In Section 3, the following are discussed. (1) This article analyzes the detection results of YOLOv8. (2) This article analyzes the results of VIFM extracting feature maps. (3) This article analyzes the results of MBCNN for congestion recognition. (4) This article compares the congestion recognition results of different classifiers and different object detection models. (5) This article analyzes the spatial and temporal complexity of our method.

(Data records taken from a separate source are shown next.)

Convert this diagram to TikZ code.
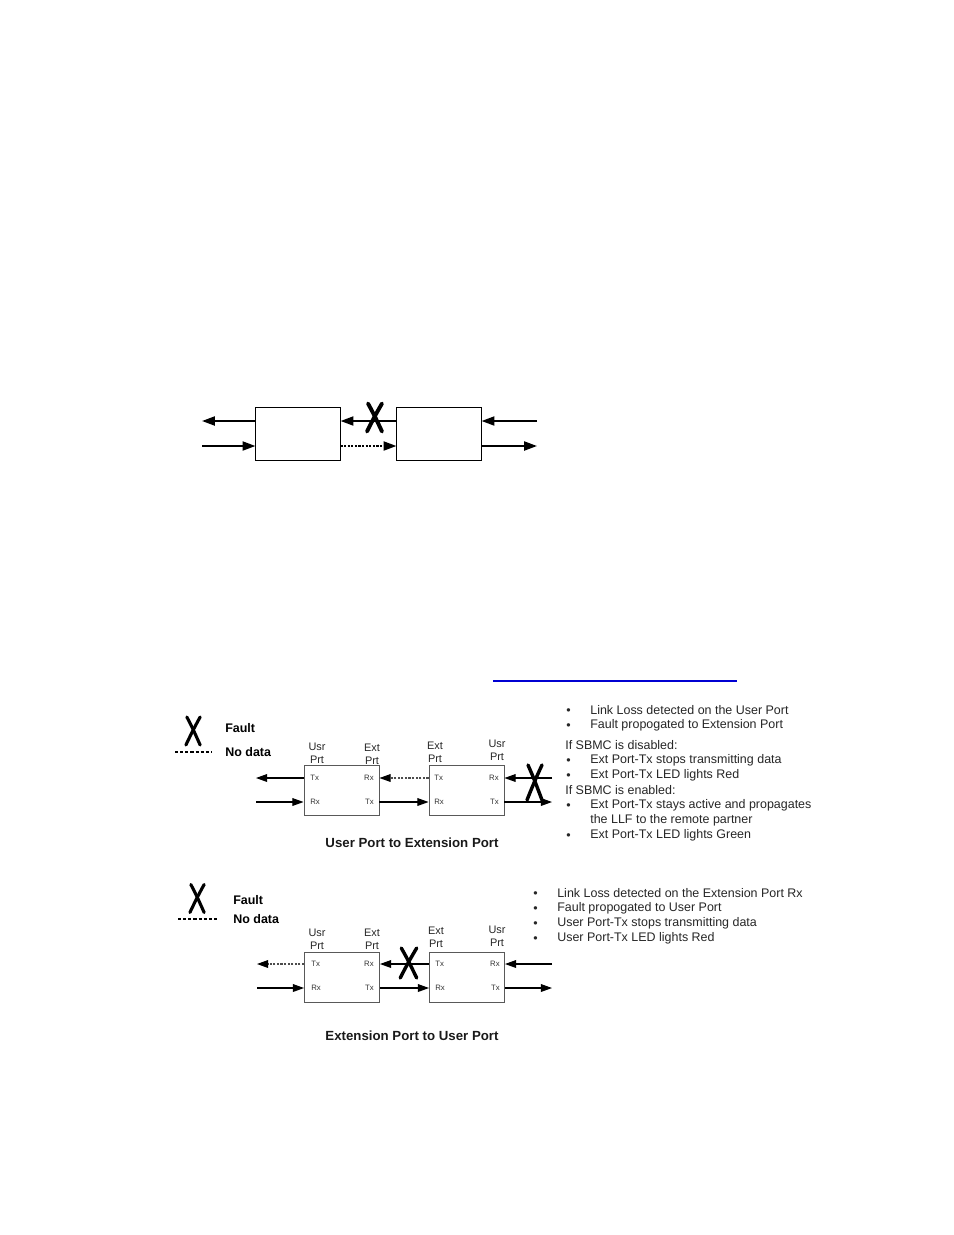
\documentclass[tikz,border=0pt]{standalone}
\usepackage{fontspec}
\setmainfont{Liberation Sans}
\usetikzlibrary{arrows.meta, positioning, calc}
\definecolor{linkblue}{RGB}{0,0,210}
\tikzset{
    box/.style={draw, line width=0.6pt, minimum width=54pt, minimum height=34pt, inner sep=0pt},
    portbox/.style={draw=black!65, line width=0.6pt, minimum width=48.1pt, minimum height=32.1pt, inner sep=0pt},
    bigarrow/.style={-{Triangle[length=8.3pt, width=5.8pt]}, line width=1.3pt},
    link/.style={-{Triangle[length=7.2pt, width=5pt, color=black]}, line width=0.7pt},
    nodata/.style={dash pattern=on 1.4pt off 0.9pt},
    port/.style={font=\fontsize{5}{6}\selectfont, text=black!80, inner sep=0pt},
    portname/.style={font=\fontsize{7}{8.3}\selectfont, text=black!85, align=center, inner sep=0pt},
    note/.style={font=\fontsize{8}{9.6}\selectfont, text=black!85, anchor=west, inner sep=0pt},
    dot/.style={note, yshift=-1pt},
    legend/.style={font=\fontsize{8}{9.6}\selectfont\bfseries, anchor=west, inner sep=0pt},
    caption/.style={font=\fontsize{8.5}{10}\selectfont\bfseries, text=black!90, inner sep=0pt},
    % hand drawn fault mark, 16 x 28 units
    faultx/.pic={
        \draw[line cap=round] (-7,-14) .. controls (-1,-3) .. (7,14);
        \draw[line cap=round] (7,-14) .. controls (0,-2) and (-4,6) .. (-8,14);
    },
}
\begin{document}
\begin{tikzpicture}[x=0.6415pt, y=-0.6415pt]
    \useasboundingbox (0,0) rectangle (954,1235);

    % plain link loss sketch
    \node[box] (usr1) at (298,433.5) {};
    \node[box] (ext1) at (439,433.5) {};
    \coordinate (usr1-out) at (202,421);
    \coordinate (usr1-in) at (202,446);
    \coordinate (ext1-in) at (537,421);
    \coordinate (ext1-out) at (537,446);
    \draw[bigarrow] (usr1.west |- usr1-out) -- (usr1-out);
    \draw[bigarrow] (usr1-in) -- (usr1.west |- usr1-in);
    \draw[bigarrow] (ext1.west |- usr1-out) -- (usr1.east |- usr1-out);
    \draw[bigarrow, nodata] (usr1.east |- usr1-in) -- (ext1.west |- usr1-in);
    \draw[bigarrow] (ext1-in) -- (ext1.east |- ext1-in);
    \draw[bigarrow] (ext1.east |- ext1-out) -- (ext1-out);
    \pic[line width=2.5pt] at (375,417.5) {faultx};

    \draw[line width=1pt, linkblue] (493,681) -- (737,681);

    % user port to extension port
    \pic[line width=2pt, xscale=0.95] at (193.5,731) {faultx};
    \node[legend] (fault-a) at (225,728) {Fault};
    \node[legend] (nodata-a) at (225,752) {No data};
    \draw[line width=0.7pt, dash pattern=on 2pt off 1.3pt] (175,752) -- (212,752);

    \node[portbox] (usr2) at (341.5,790) {};
    \node[portbox] (ext2) at (466.5,790) {};
    \node[portname] at (317,753.5) {Usr\\Prt};
    \node[portname] at (372,754) {Ext\\Prt};
    \node[portname] at (435,752) {Ext\\Prt};
    \node[portname] at (497,750) {Usr\\Prt};
    \node[port, anchor=west] (usr2-tx) at (310,778) {Tx};
    \node[port, anchor=west] (usr2-rx) at (310,802) {Rx};
    \node[port, anchor=east] (usr2-erx) at (374,778) {Rx};
    \node[port, anchor=east] (usr2-etx) at (374,802) {Tx};
    \node[port, anchor=west] (ext2-tx) at (434,778) {Tx};
    \node[port, anchor=west] (ext2-rx) at (434,802) {Rx};
    \node[port, anchor=east] (ext2-urx) at (499,778) {Rx};
    \node[port, anchor=east] (ext2-utx) at (499,802) {Tx};
    \coordinate (usr2-out) at (256,778);
    \coordinate (usr2-in) at (256,802);
    \coordinate (ext2-in) at (552,778);
    \coordinate (ext2-out) at (552,802);
    \draw[link] (usr2.west |- usr2-tx) -- (usr2-out);
    \draw[link] (usr2-in) -- (usr2.west |- usr2-rx);
    \draw[link, nodata, black!70] (ext2.west |- ext2-tx) -- (usr2.east |- usr2-erx);
    \draw[link] (usr2.east |- usr2-etx) -- (ext2.west |- ext2-rx);
    \draw[link] (ext2-in) -- (ext2.east |- ext2-urx);
    \draw[link] (ext2.east |- ext2-utx) -- (ext2-out);
    \pic[line width=2.2pt, yscale=1.25] at (535,782.5) {faultx};
    \node[caption] at (412,843) {User Port to Extension Port};

    \foreach \y/\txt in {710/Link Loss detected on the User Port,
                         725/Fault propogated to Extension Port,
                         760/Ext Port-Tx stops transmitting data,
                         775/Ext Port-Tx LED lights Red,
                         805/Ext Port-Tx stays active and propagates,
                         835/Ext Port-Tx LED lights Green}{
        \node[dot] at (566,\y) {\textbullet};
        \node[note] at (590,\y) {\txt};
    }
    \node[note] at (590,820) {the LLF to the remote partner};
    \node[note] at (565,745) {If SBMC is disabled:};
    \node[note] at (565,790) {If SBMC is enabled:};

    % extension port to user port
    \pic[line width=2pt, xscale=0.95] at (197.5,898.5) {faultx};
    \node[legend] (fault-b) at (233,900) {Fault};
    \node[legend] (nodata-b) at (233,919) {No data};
    \draw[line width=0.7pt, dash pattern=on 2pt off 1.3pt] (178,919) -- (217,919);

    \node[portbox] (usr3) at (342,977) {};
    \node[portbox] (ext3) at (467,977) {};
    \node[portname] at (317,939) {Usr\\Prt};
    \node[portname] at (372,939.5) {Ext\\Prt};
    \node[portname] at (436,937.5) {Ext\\Prt};
    \node[portname] at (497,936.5) {Usr\\Prt};
    \node[port, anchor=west] (usr3-tx) at (311,964) {Tx};
    \node[port, anchor=west] (usr3-rx) at (311,988) {Rx};
    \node[port, anchor=east] (usr3-erx) at (374,964) {Rx};
    \node[port, anchor=east] (usr3-etx) at (374,988) {Tx};
    \node[port, anchor=west] (ext3-tx) at (435,964) {Tx};
    \node[port, anchor=west] (ext3-rx) at (435,988) {Rx};
    \node[port, anchor=east] (ext3-urx) at (500,964) {Rx};
    \node[port, anchor=east] (ext3-utx) at (500,988) {Tx};
    \coordinate (usr3-out) at (257,964);
    \coordinate (usr3-in) at (257,988);
    \coordinate (ext3-in) at (552,964);
    \coordinate (ext3-out) at (552,988);
    \draw[link, nodata, black!70] (usr3.west |- usr3-tx) -- (usr3-out);
    \draw[link] (usr3-in) -- (usr3.west |- usr3-rx);
    \draw[link] (ext3.west |- ext3-tx) -- (usr3.east |- usr3-erx);
    \draw[link] (usr3.east |- usr3-etx) -- (ext3.west |- ext3-rx);
    \draw[link] (ext3-in) -- (ext3.east |- ext3-urx);
    \draw[link] (ext3.east |- ext3-utx) -- (ext3-out);
    \pic[line width=2.2pt, xscale=1.1, yscale=1.07] at (409,963) {faultx};
    \node[caption] at (412,1036) {Extension Port to User Port};

    \foreach \y/\txt in {893/Link Loss detected on the Extension Port Rx,
                         908/Fault propogated to User Port,
                         923/User Port-Tx stops transmitting data,
                         938/User Port-Tx LED lights Red}{
        \node[dot] at (533,\y) {\textbullet};
        \node[note] at (557,\y) {\txt};
    }
\end{tikzpicture}
\end{document}
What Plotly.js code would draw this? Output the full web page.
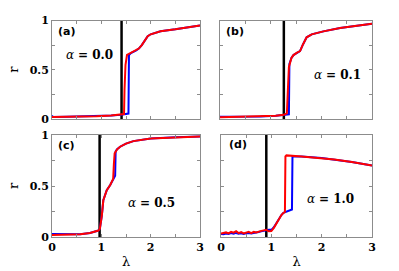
<!DOCTYPE html>
<html>
<head>
<meta charset="utf-8">
<script src="https://cdn.plot.ly/plotly-3.0.1.min.js"></script>
<style>html,body{margin:0;padding:0;background:#fff;}#chart{width:399px;height:271px;}</style>
</head>
<body>
<div id="chart"></div>
<script>
// ---- data ----
const panelLabels = ['(a)', '(b)', '(c)', '(d)'];
const alphaLabels = ['0.0', '0.1', '0.5', '1.0'];
const lambdaC = [1.41, 1.26, 0.965, 0.9];

const aRedX  = [0, 0.3, 0.6, 0.9, 1.2, 1.4, 1.46, 1.47, 1.49, 1.52, 1.6, 1.7, 1.76, 1.82, 1.88, 1.94, 2.0, 2.2, 2.5, 2.8, 3.0];
const aRedY  = [0.02, 0.022, 0.025, 0.029, 0.036, 0.043, 0.05, 0.3, 0.55, 0.65, 0.67, 0.695, 0.715, 0.75, 0.8, 0.84, 0.86, 0.89, 0.91, 0.935, 0.95];
const aBlueX = [0, 0.02, 0.3, 0.6, 0.9, 1.2, 1.4, 1.46, 1.55, 1.56, 1.6, 1.7, 1.76, 1.82, 1.88, 1.94, 2.0, 2.2, 2.5, 2.8, 3.0];
const aBlueY = [0.035, 0.02, 0.022, 0.025, 0.029, 0.036, 0.043, 0.05, 0.055, 0.65, 0.67, 0.695, 0.715, 0.75, 0.8, 0.84, 0.86, 0.89, 0.91, 0.935, 0.95];

const bRedX  = [0, 0.4, 0.8, 1.1, 1.26, 1.32, 1.34, 1.36, 1.41, 1.45, 1.52, 1.58, 1.64, 1.71, 1.81, 2.04, 2.37, 2.7, 3.0];
const bRedY  = [0.02, 0.023, 0.028, 0.035, 0.045, 0.06, 0.3, 0.53, 0.62, 0.65, 0.675, 0.69, 0.76, 0.83, 0.86, 0.89, 0.925, 0.95, 0.967];
const bBlueX = [0, 0.4, 0.8, 1.1, 1.26, 1.36, 1.37, 1.41, 1.45, 1.52, 1.58, 1.64, 1.71, 1.81, 2.04, 2.37, 2.7, 3.0];
const bBlueY = [0.025, 0.023, 0.028, 0.035, 0.045, 0.05, 0.56, 0.62, 0.65, 0.675, 0.69, 0.76, 0.83, 0.86, 0.89, 0.925, 0.95, 0.967];

const cRedX  = [0, 0.3, 0.57, 0.77, 0.9, 0.94, 0.97, 1.01, 1.04, 1.11, 1.18, 1.24, 1.255, 1.27, 1.32, 1.38, 1.5, 1.65, 2.0, 2.5, 3.0];
const cRedY  = [0.02, 0.022, 0.027, 0.04, 0.055, 0.063, 0.08, 0.21, 0.36, 0.46, 0.51, 0.57, 0.72, 0.82, 0.86, 0.885, 0.915, 0.94, 0.965, 0.978, 0.985];
const cBlueX = [0, 0.3, 0.57, 0.77, 0.9, 0.94, 0.97, 1.01, 1.04, 1.11, 1.18, 1.24, 1.28, 1.29, 1.32, 1.38, 1.5, 1.65, 2.0, 2.5, 3.0];
const cBlueY = [0.03, 0.025, 0.027, 0.04, 0.055, 0.063, 0.08, 0.21, 0.36, 0.46, 0.51, 0.57, 0.6, 0.84, 0.86, 0.885, 0.915, 0.94, 0.965, 0.978, 0.985];

const dRedX  = [0, 0.05, 0.1, 0.15, 0.2, 0.25, 0.3, 0.35, 0.4, 0.45, 0.5, 0.55, 0.6, 0.65, 0.7, 0.75, 0.8, 0.85, 0.9, 0.95, 1.0, 1.05, 1.1, 1.15, 1.2, 1.24, 1.27, 1.28, 1.3, 1.6, 2.0, 2.25, 2.6, 3.0];
const dRedY  = [0.033, 0.04, 0.045, 0.035, 0.05, 0.042, 0.056, 0.038, 0.048, 0.035, 0.045, 0.05, 0.038, 0.05, 0.045, 0.055, 0.06, 0.065, 0.07, 0.056, 0.058, 0.09, 0.135, 0.18, 0.215, 0.236, 0.245, 0.79, 0.80, 0.79, 0.775, 0.76, 0.735, 0.70];
const dBlueX = [0, 0.05, 0.1, 0.15, 0.2, 0.25, 0.3, 0.35, 0.4, 0.45, 0.5, 0.55, 0.6, 0.65, 0.7, 0.75, 0.8, 0.85, 0.9, 0.95, 1.0, 1.05, 1.1, 1.15, 1.2, 1.24, 1.31, 1.41, 1.42, 1.5, 1.6, 2.0, 2.25, 2.6, 3.0];
const dBlueY = [0.03, 0.028, 0.035, 0.03, 0.038, 0.032, 0.04, 0.033, 0.036, 0.03, 0.037, 0.04, 0.035, 0.042, 0.045, 0.05, 0.055, 0.062, 0.07, 0.072, 0.07, 0.095, 0.135, 0.18, 0.215, 0.236, 0.25, 0.27, 0.79, 0.792, 0.79, 0.775, 0.76, 0.735, 0.70];

const redX = [aRedX, bRedX, cRedX, dRedX];
const redY = [aRedY, bRedY, cRedY, dRedY];
const blueX = [aBlueX, bBlueX, cBlueX, dBlueX];
const blueY = [aBlueY, bBlueY, cBlueY, dBlueY];

const xTickVals = [0, 0.5, 1, 1.5, 2, 2.5, 3];
const xTickText = ['0', '', '1', '', '2', '', '3'];
const yTickVals = [0, 0.25, 0.5, 0.75, 1];
const yTickText = ['0', '', '0.5', '', '1'];

// ---- layout geometry ----
const W = 399, H = 271;
const xDoms = [[52 / W, 200 / W], [220 / W, 372 / W], [52 / W, 200 / W], [221 / W, 372 / W]];
const yDoms = [[1 - 119 / H, 1 - 20.5 / H], [1 - 119.3 / H, 1 - 20.5 / H], [1 - 237 / H, 1 - 135 / H], [1 - 237 / H, 1 - 135 / H]];
const labelPos = [[0.10, 0.886], [0.10, 0.886], [0.10, 0.895], [0.11, 0.905]];
const alphaPos = [[0.25, 0.65], [0.77, 0.446], [0.67, 0.334], [0.727, 0.37]];

const serifBold = {family: 'DejaVu Serif', size: 11, color: '#000', weight: 'bold'};

const traces = [];
const layout = {
  width: W, height: H,
  margin: {l: 0, r: 0, t: 0, b: 0},
  paper_bgcolor: '#fff', plot_bgcolor: '#fff',
  showlegend: false,
  annotations: []
};

for (let i = 0; i < 4; i++) {
  const n = i + 1;
  const xa = n === 1 ? 'x' : 'x' + n;
  const ya = n === 1 ? 'y' : 'y' + n;
  traces.push({x: [lambdaC[i], lambdaC[i]], y: [0, 1], xaxis: xa, yaxis: ya, mode: 'lines',
               line: {color: '#000', width: 2.5}, hoverinfo: 'skip'});
  traces.push({x: blueX[i], y: blueY[i], xaxis: xa, yaxis: ya, mode: 'lines',
               line: {color: '#0000ff', width: 2}});
  traces.push({x: redX[i], y: redY[i], xaxis: xa, yaxis: ya, mode: 'lines',
               line: {color: '#ff0000', width: 2}});

  const bottom = i >= 2, left = (i % 2) === 0;
  layout['xaxis' + (n === 1 ? '' : n)] = {
    domain: xDoms[i], anchor: ya, range: [0, 3],
    showline: true, linecolor: '#8c8c8c', linewidth: 1, mirror: 'ticks',
    ticks: 'inside', ticklen: 3, tickcolor: '#8c8c8c', tickwidth: 1,
    tickmode: 'array', tickvals: xTickVals, ticktext: bottom ? xTickText : xTickVals.map(() => ''),
    tickfont: serifBold, showgrid: false, zeroline: false,
    title: bottom ? {text: 'λ', font: {family: 'DejaVu Serif', size: 13, color: '#000'}, standoff: 3} : {text: ''}
  };
  layout['yaxis' + (n === 1 ? '' : n)] = {
    domain: yDoms[i], anchor: xa, range: [0, 1],
    showline: true, linecolor: '#8c8c8c', linewidth: 1, mirror: 'ticks',
    ticks: 'inside', ticklen: 3, tickcolor: '#8c8c8c', tickwidth: 1,
    tickmode: 'array', tickvals: yTickVals, ticktext: left ? yTickText : yTickVals.map(() => ''),
    tickfont: serifBold, showgrid: false, zeroline: false,
    title: left ? {text: 'r', font: {family: 'DejaVu Serif', size: 13, color: '#000'}, standoff: 8} : {text: ''}
  };
  layout.annotations.push({
    xref: xa + ' domain', yref: ya + ' domain', x: labelPos[i][0], y: labelPos[i][1],
    xanchor: 'center', yanchor: 'middle',
    text: '<b>' + panelLabels[i] + '</b>', showarrow: false,
    font: {family: 'DejaVu Sans', size: 11, color: '#000'}
  });
  layout.annotations.push({
    xref: xa + ' domain', yref: ya + ' domain', x: alphaPos[i][0], y: alphaPos[i][1],
    xanchor: 'center', yanchor: 'middle',
    text: '<i>α</i> <b>= ' + alphaLabels[i] + '</b>', showarrow: false,
    font: {family: 'DejaVu Serif', size: 12, color: '#000'}
  });
}

Plotly.newPlot('chart', traces, layout, {staticPlot: true, displayModeBar: false});
</script>
</body>
</html>
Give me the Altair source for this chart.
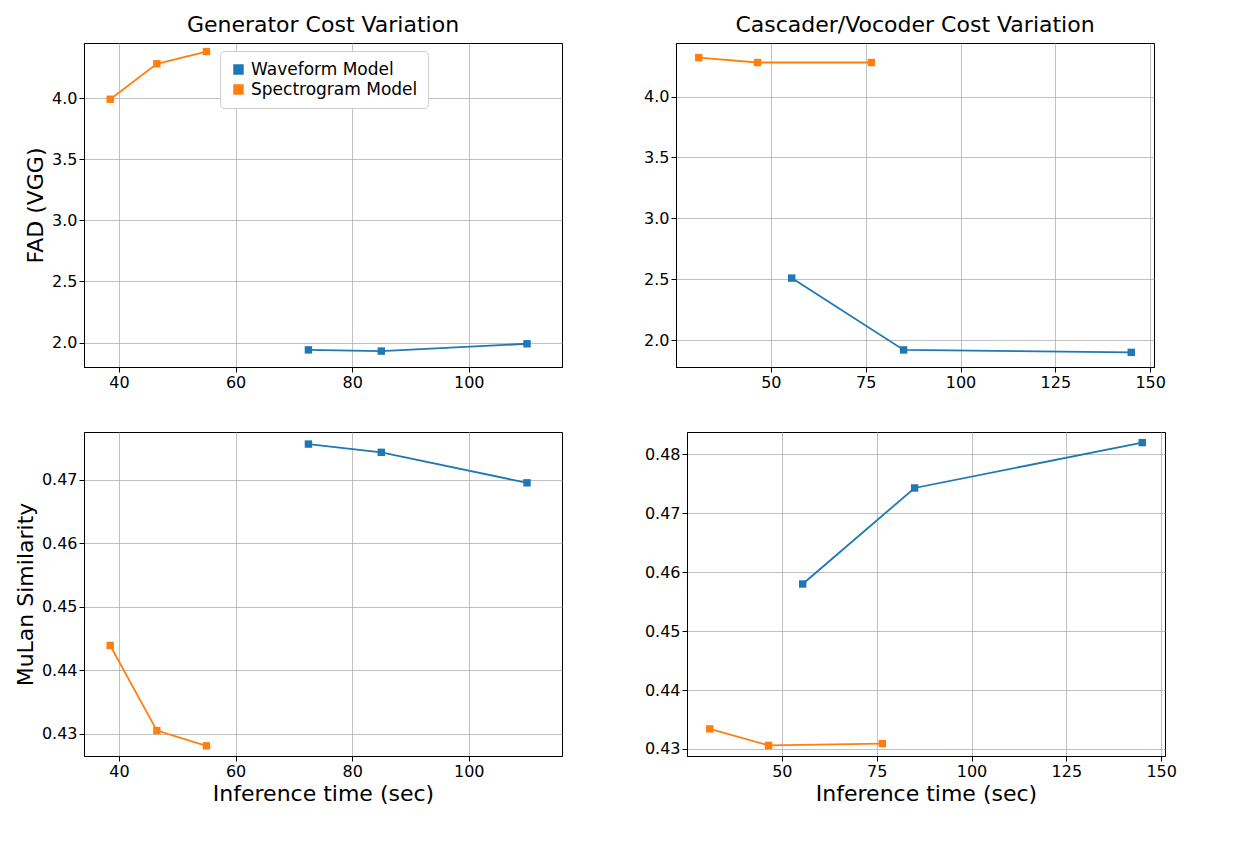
import pandas as pd
import altair as alt

series = ["Waveform Model", "Spectrogram Model"]
colors = ["#1f77b4", "#ff7f0e"]

gen_wave_x = [72.5, 85, 110]
gen_spec_x = [38.5, 46.5, 55]
cas_wave_x = [55.5, 85, 145]
cas_spec_x = [31, 46.5, 76.5]

gen_wave_fad = [1.94, 1.93, 1.99]
gen_spec_fad = [3.99, 4.28, 4.38]
cas_wave_fad = [2.51, 1.92, 1.90]
cas_spec_fad = [4.32, 4.28, 4.28]

gen_wave_mulan = [0.4756, 0.4743, 0.4695]
gen_spec_mulan = [0.4439, 0.4305, 0.4281]
cas_wave_mulan = [0.4580, 0.4743, 0.4820]
cas_spec_mulan = [0.4334, 0.4306, 0.4309]


def frame(wx, wy, sx, sy):
    rows = [{"x": x, "y": y, "Model": series[0]} for x, y in zip(wx, wy)]
    rows += [{"x": x, "y": y, "Model": series[1]} for x, y in zip(sx, sy)]
    return pd.DataFrame(rows)


def panel(data, xdom, xticks, ydom, yticks, yfmt, title="", ytitle="", xtitle="", legend=False):
    leg = alt.Legend(title=None, orient="none", legendX=136, legendY=8, labelFontSize=17,
                     labelFont="DejaVu Sans", symbolType="square", symbolSize=80,
                     strokeColor="#cccccc", padding=10, cornerRadius=4, fillColor="white",
                     labelLimit=300) if legend else None
    return alt.Chart(data, title=alt.Title(title, fontSize=22, fontWeight="normal", font="DejaVu Sans")).mark_line(
        strokeWidth=1.8,
        point=alt.OverlayMarkDef(shape="square", size=55, filled=True, opacity=1),
    ).encode(
        x=alt.X("x:Q", scale=alt.Scale(domain=xdom, nice=False, zero=False),
                axis=alt.Axis(values=xticks, title=xtitle or None)),
        y=alt.Y("y:Q", scale=alt.Scale(domain=ydom, nice=False, zero=False),
                axis=alt.Axis(values=yticks, format=yfmt, title=ytitle or None)),
        color=alt.Color("Model:N", scale=alt.Scale(domain=series, range=colors), legend=leg),
    ).properties(width=478, height=324)


left_x = [40, 60, 80, 100]
right_x = [50, 75, 100, 125, 150]
fad_ticks = [2.0, 2.5, 3.0, 3.5, 4.0]

tl = panel(frame(gen_wave_x, gen_wave_fad, gen_spec_x, gen_spec_fad), [34, 116], left_x,
           [1.8, 4.45], fad_ticks, ".1f", title="Generator Cost Variation", ytitle="FAD (VGG)", legend=True)
tr = panel(frame(cas_wave_x, cas_wave_fad, cas_spec_x, cas_spec_fad), [25, 151], right_x,
           [1.78, 4.44], fad_ticks, ".1f", title="Cascader/Vocoder Cost Variation")
bl = panel(frame(gen_wave_x, gen_wave_mulan, gen_spec_x, gen_spec_mulan), [34, 116], left_x,
           [0.4265, 0.4775], [0.43, 0.44, 0.45, 0.46, 0.47], ".2f",
           ytitle="MuLan Similarity", xtitle="Inference time (sec)")
br = panel(frame(cas_wave_x, cas_wave_mulan, cas_spec_x, cas_spec_mulan), [25, 151], right_x,
           [0.4288, 0.4838], [0.43, 0.44, 0.45, 0.46, 0.47, 0.48], ".2f",
           xtitle="Inference time (sec)")

chart = alt.vconcat(
    alt.hconcat(tl, tr, spacing=80),
    alt.hconcat(bl, br, spacing=80),
    spacing=40,
).resolve_scale(color="independent").configure_axis(
    grid=True, gridColor="#b0b0b0", gridWidth=0.8,
    domainColor="black", tickColor="black", labelColor="black", titleColor="black",
    labelFont="DejaVu Sans", titleFont="DejaVu Sans", labelFontSize=16, titleFontSize=22,
    titleFontWeight="normal", tickSize=5,
).configure_view(stroke="black", strokeWidth=1).configure_title(offset=6)

chart.save("out.html", embed_options={"renderer": "svg", "actions": False})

This article verifies the effectiveness of the proposed method on the CCTRIB dataset. (1) This article verifies the effectiveness of the VIFM method and the MBCNN classifier. The classification model in this article achieves an F1 score of 98.61% and an accuracy of 98.62% on the test set. (2) This article compares the detection accuracy of this model with other object detection models, other convolutional neural network models, other deep learning models, and baseline models (see Table 1, Table 2 and Table 3). Numerical experiments show that the proposed method achieves good results.

In future research, we will study end-to-end multi-stage traffic congestion recognition methods which integrate target detection, feature map extraction, and congestion classification into an end-to-end model to further improve the accuracy and computational efficiency of traffic congestion recognition.